== DATA FOR PROCESSING ==
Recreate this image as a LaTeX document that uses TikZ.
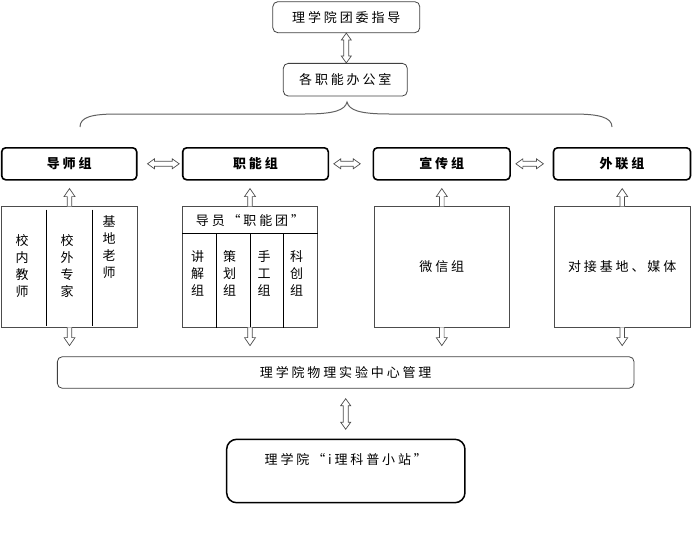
\documentclass[tikz,border=0pt]{standalone}
\usepackage{fontspec}
\setmainfont{Noto Sans CJK SC}[LetterSpace=22]
\newfontfamily\cjkplain{Noto Sans CJK SC}
\usetikzlibrary{calc}
% double block arrow between two points
\newcommand\dblarrow[2]{%
  \path ($(#1)!7pt!(#2)$) coordinate (ha) ($(#2)!7pt!(#1)$) coordinate (hb);
  \path[blk] (#1) -- ($(ha)!5pt!90:(#2)$) -- ($(ha)!2.5pt!90:(#2)$) --
    ($(hb)!2.5pt!-90:(#1)$) -- ($(hb)!5pt!-90:(#1)$) -- (#2) --
    ($(hb)!5pt!90:(#1)$) -- ($(hb)!2.5pt!90:(#1)$) --
    ($(ha)!2.5pt!-90:(#2)$) -- ($(ha)!5pt!-90:(#2)$) -- cycle;}
% single block arrow, open at its tail
\newcommand\sglarrow[2]{%
  \path ($(#2)!8pt!(#1)$) coordinate (hh);
  \path[blk] ($(#1)!2.3pt!90:(#2)$) -- ($(hh)!2.3pt!90:(#2)$) --
    ($(hh)!5.5pt!90:(#2)$) -- (#2) -- ($(hh)!5.5pt!-90:(#2)$) --
    ($(hh)!2.3pt!-90:(#2)$) -- ($(#1)!2.3pt!-90:(#2)$);}
\begin{document}
\begin{tikzpicture}[x=1pt,y=-1pt,font=\fontsize{13}{17}\selectfont,
  softbox/.style={draw=black!75,line width=0.8pt,rounded corners=5pt,inner sep=0pt},
  groupbox/.style={draw=black,line width=1.6pt,rounded corners=4pt,inner sep=0pt,
    minimum height=32pt,font=\fontsize{13}{17}\selectfont\bfseries},
  listbox/.style={draw=black!70,line width=0.8pt,inner sep=0pt,minimum height=121.5pt},
  divider/.style={draw=black,line width=0.8pt},
  vtext/.style={align=center,inner sep=0pt,font=\cjkplain\fontsize{13}{17}\selectfont},
  blk/.style={draw=black!70,line width=0.7pt,fill=white,line join=miter},
  bracecurve/.style={draw=black!62,line width=1pt}]
\useasboundingbox (0,0) rectangle (692,535);

% top boxes
\node[softbox,minimum width=147pt,minimum height=31pt] (lead) at (346.3,17.2) {理学院团委指导};
\node[softbox,minimum width=124pt,minimum height=32.7pt] (office) at (345.3,79.7) {各职能办公室};

% brace
\draw[bracecurve] (80,127) .. controls (80,117) and (92,114) .. (117,114) -- (305,114)
  .. controls (335,114) and (345,110) .. (347,102)
  .. controls (349,110) and (359,114) .. (389,114) -- (573,114)
  .. controls (598,114) and (612,117) .. (612,127);

% group boxes
\node[groupbox,minimum width=135pt] (g1) at (69.2,163.8) {导师组};
\node[groupbox,minimum width=145.6pt] (g2) at (255.5,163.8) {职能组};
\node[groupbox,minimum width=136.7pt] (g3) at (441.7,163.8) {宣传组};
\node[groupbox,minimum width=137pt] (g4) at (622,163.8) {外联组};

% list boxes
\node[listbox,minimum width=135.6pt] (l1) at (69.5,266.8) {};
\node[listbox,minimum width=134.6pt] (l2) at (250,266.8) {};
\node[listbox,minimum width=135pt] (l3) at (441.8,266.8) {\fontsize{13}{17}\selectfont 微信组};
\node[listbox,minimum width=135.7pt] (l4) at (622.2,266.8) {对接基地、媒体};

% dividers of list 1
\draw[divider] ($(l1.north west)!1/3!(l1.north east)+(0,4)$) -- ($(l1.south west)!1/3!(l1.south east)+(0,-2)$);
\draw[divider] ($(l1.north west)!2/3!(l1.north east)+(0,4)$) -- ($(l1.south west)!2/3!(l1.south east)+(0,-2)$);
\node[vtext] (t11) at (22,266) {校\\内\\教\\师};
\node[vtext] (t12) at (67,266) {校\\外\\专\\家};
\node[vtext] (t13) at (109,247.5) {基\\地\\老\\师};

% list 2
\coordinate (hl) at ($(l2.north west)+(0,28)$);
\coordinate (hr) at ($(l2.north east)+(0,28)$);
\draw[divider] (hl) -- (hr);
\foreach \f in {0.25,0.5,0.75}{
  \draw[divider] ($(hl)!\f!(hr)$) -- ($(l2.south west)!\f!(l2.south east)$);}
\node[inner sep=0pt] (hd) at (250,220.5) {导员“职能团”};
\node[vtext] (t21) at (197.5,273) {讲\\解\\组};
\node[vtext] (t22) at (229.5,273) {策\\划\\组};
\node[vtext] (t23) at (264,273) {手\\工\\组};
\node[vtext] (t24) at (296.5,273) {科\\创\\组};

% lab and station
\node[softbox,minimum width=576.7pt,minimum height=31.6pt] (lab) at (345.7,372.5) {理学院物理实验中心管理};
\node[draw=black,line width=1.5pt,rounded corners=10pt,inner sep=0pt,
  minimum width=238.3pt,minimum height=63.4pt,text height=12pt,text depth=25pt] (station) at (345.8,471) {理学院“i理科普小站”};

% arrows
\dblarrow{lead.south}{lead.south |- office.north}
\coordinate (a1) at ($(g1.east)+(10,0)$);
\coordinate (b1) at ($(g2.west)+(-2.7,0)$);
\coordinate (a2) at ($(g2.east)+(4.7,0)$);
\coordinate (b2) at ($(g3.west)+(-12.3,0)$);
\coordinate (a3) at ($(g3.east)+(5,0)$);
\coordinate (b3) at ($(g4.west)+(-9.3,0)$);
\dblarrow{a1}{b1}
\dblarrow{a2}{b2}
\dblarrow{a3}{b3}
\foreach \i in {1,2,3,4}{
  \coordinate (u\i) at ($(l\i.north)+(0,0.6)$);
  \coordinate (ut\i) at ($(l\i.north |- g\i.south)+(0,8)$);
  \sglarrow{u\i}{ut\i}
  \coordinate (d\i) at ($(l\i.south)+(0,-0.6)$);
  \coordinate (dt\i) at ($(l\i.south |- lab.north)+(0,-10.7)$);
  \sglarrow{d\i}{dt\i}
}
\coordinate (sa) at ($(lab.south)+(0,10)$);
\coordinate (sb) at ($(lab.south |- station.north)+(0,-9.3)$);
\dblarrow{sa}{sb}
\end{tikzpicture}
\end{document}
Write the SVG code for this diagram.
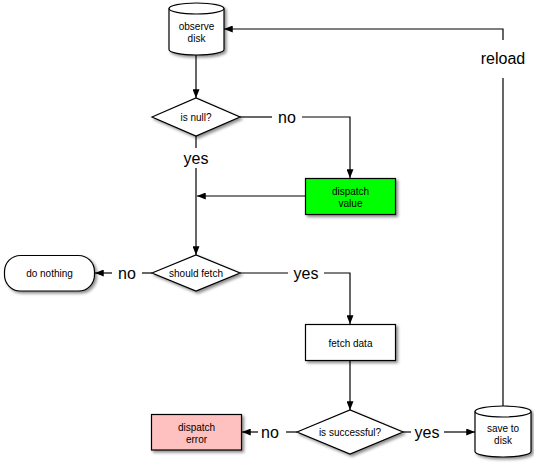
<svg xmlns="http://www.w3.org/2000/svg" width="534" height="465" viewBox="0 0 534 465">
<style>
.shape{stroke:#000;stroke-width:1.2;fill:#fff}
.t{font-family:"Liberation Sans",Arial,sans-serif;font-size:10px;fill:#000;text-anchor:middle}
.lbl{font-family:"Liberation Sans",Arial,sans-serif;font-size:16px;fill:#000;text-anchor:middle}
.c{fill:none;stroke:#000;stroke-width:1.2}
.ca{fill:none;stroke:#000;stroke-width:1.2;marker-end:url(#arr)}
</style>
<defs>
<filter id="sh" x="-20%" y="-20%" width="150%" height="150%">
<feDropShadow dx="2" dy="2" stdDeviation="1.5" flood-color="#000" flood-opacity="0.45"/>
</filter>
<marker id="arr" viewBox="0 0 10 8" refX="10" refY="4" markerWidth="9" markerHeight="7" markerUnits="userSpaceOnUse" orient="auto">
<path d="M0,0 L10,4 L0,8 z" fill="#000"/>
</marker>
</defs>
<rect width="534" height="465" fill="#fff"/>
<g id="connectors">
<path class="ca" d="M196,55 L196,98"/>
<path class="c" d="M240,117 L272,117"/>
<path class="ca" d="M302,117 L350,117 L350,178"/>
<path class="c" d="M196,136 L196,148"/>
<path class="ca" d="M196,168 L196,255"/>
<path class="ca" d="M305,196 L197,196"/>
<path class="c" d="M152,273 L142,273"/>
<path class="ca" d="M112,273 L95,273"/>
<path class="c" d="M240,273 L288,273"/>
<path class="ca" d="M324,273 L350,273 L350,324"/>
<path class="ca" d="M350,361 L350,410"/>
<path class="c" d="M297,432 L286,432"/>
<path class="ca" d="M258,432 L242,432"/>
<path class="c" d="M403,432 L411,432"/>
<path class="ca" d="M444,432 L475,432"/>
<path class="c" d="M503,406 L503,78"/>
<path class="ca" d="M503,40 L503,29 L224,29"/>
<text class="lbl" x="287" y="123">no</text>
<text class="lbl" x="196" y="164">yes</text>
<text class="lbl" x="127" y="279">no</text>
<text class="lbl" x="306" y="279">yes</text>
<text class="lbl" x="270" y="438">no</text>
<text class="lbl" x="427" y="438">yes</text>
<text class="lbl" x="503" y="64">reload</text>
</g>
<g id="observe-disk">
<path class="shape" filter="url(#sh)" d="M169,8.5 A27.5,5.5 0 0 1 224,8.5 L224,49.5 A27.5,5.5 0 0 1 169,49.5 Z"/>
<path class="c" d="M169,8.5 A27.5,5.5 0 0 0 224,8.5"/>
<text class="t" x="196.5" y="30">observe</text>
<text class="t" x="196.5" y="42">disk</text>
</g>
<g id="is-null">
<polygon class="shape" filter="url(#sh)" points="152,117 196,98 240,117 196,136"/>
<text class="t" x="196" y="120.5">is null?</text>
</g>
<g id="dispatch-value">
<rect class="shape" filter="url(#sh)" x="305.5" y="178.5" width="90" height="36" style="fill:#00ff00"/>
<text class="t" x="350.5" y="195">dispatch</text>
<text class="t" x="350.5" y="207">value</text>
</g>
<g id="should-fetch">
<polygon class="shape" filter="url(#sh)" points="152,273 196,255 240,273 196,291"/>
<text class="t" x="196" y="276.5">should fetch</text>
</g>
<g id="do-nothing">
<rect class="shape" filter="url(#sh)" x="4.5" y="255.5" width="90" height="35.5" rx="16" ry="16"/>
<text class="t" x="49.5" y="276.5">do nothing</text>
</g>
<g id="fetch-data">
<rect class="shape" filter="url(#sh)" x="305.5" y="324.5" width="90" height="36"/>
<text class="t" x="350.5" y="346.5">fetch data</text>
</g>
<g id="is-successful">
<polygon class="shape" filter="url(#sh)" points="297,432 350,410 403,432 350,454"/>
<text class="t" x="350" y="435.5">is successful?</text>
</g>
<g id="dispatch-error">
<rect class="shape" filter="url(#sh)" x="151.5" y="414.5" width="90" height="35.5" style="fill:#ffc0c0"/>
<text class="t" x="196.5" y="431">dispatch</text>
<text class="t" x="196.5" y="443">error</text>
</g>
<g id="save-to-disk">
<path class="shape" filter="url(#sh)" d="M475,411.5 A28,5.5 0 0 1 531,411.5 L531,451.5 A28,5.5 0 0 1 475,451.5 Z"/>
<path class="c" d="M475,411.5 A28,5.5 0 0 0 531,411.5"/>
<text class="t" x="503" y="432">save to</text>
<text class="t" x="503" y="444">disk</text>
</g>
</svg>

== STATED PROBLEM ==
Restate the data word for word from its first line through the line with "(612,117) .. (612,127);", leaving out any picture along the way.

== REPLY ==
Recreate this image as a LaTeX document that uses TikZ.
\documentclass[tikz,border=0pt]{standalone}
\usepackage{fontspec}
\setmainfont{Noto Sans CJK SC}[LetterSpace=22]
\newfontfamily\cjkplain{Noto Sans CJK SC}
\usetikzlibrary{calc}
% double block arrow between two points
\newcommand\dblarrow[2]{%
  \path ($(#1)!7pt!(#2)$) coordinate (ha) ($(#2)!7pt!(#1)$) coordinate (hb);
  \path[blk] (#1) -- ($(ha)!5pt!90:(#2)$) -- ($(ha)!2.5pt!90:(#2)$) --
    ($(hb)!2.5pt!-90:(#1)$) -- ($(hb)!5pt!-90:(#1)$) -- (#2) --
    ($(hb)!5pt!90:(#1)$) -- ($(hb)!2.5pt!90:(#1)$) --
    ($(ha)!2.5pt!-90:(#2)$) -- ($(ha)!5pt!-90:(#2)$) -- cycle;}
% single block arrow, open at its tail
\newcommand\sglarrow[2]{%
  \path ($(#2)!8pt!(#1)$) coordinate (hh);
  \path[blk] ($(#1)!2.3pt!90:(#2)$) -- ($(hh)!2.3pt!90:(#2)$) --
    ($(hh)!5.5pt!90:(#2)$) -- (#2) -- ($(hh)!5.5pt!-90:(#2)$) --
    ($(hh)!2.3pt!-90:(#2)$) -- ($(#1)!2.3pt!-90:(#2)$);}
\begin{document}
\begin{tikzpicture}[x=1pt,y=-1pt,font=\fontsize{13}{17}\selectfont,
  softbox/.style={draw=black!75,line width=0.8pt,rounded corners=5pt,inner sep=0pt},
  groupbox/.style={draw=black,line width=1.6pt,rounded corners=4pt,inner sep=0pt,
    minimum height=32pt,font=\fontsize{13}{17}\selectfont\bfseries},
  listbox/.style={draw=black!70,line width=0.8pt,inner sep=0pt,minimum height=121.5pt},
  divider/.style={draw=black,line width=0.8pt},
  vtext/.style={align=center,inner sep=0pt,font=\cjkplain\fontsize{13}{17}\selectfont},
  blk/.style={draw=black!70,line width=0.7pt,fill=white,line join=miter},
  bracecurve/.style={draw=black!62,line width=1pt}]
\useasboundingbox (0,0) rectangle (692,535);

% top boxes
\node[softbox,minimum width=147pt,minimum height=31pt] (lead) at (346.3,17.2) {理学院团委指导};
\node[softbox,minimum width=124pt,minimum height=32.7pt] (office) at (345.3,79.7) {各职能办公室};

% brace
\draw[bracecurve] (80,127) .. controls (80,117) and (92,114) .. (117,114) -- (305,114)
  .. controls (335,114) and (345,110) .. (347,102)
  .. controls (349,110) and (359,114) .. (389,114) -- (573,114)
  .. controls (598,114) and (612,117) .. (612,127);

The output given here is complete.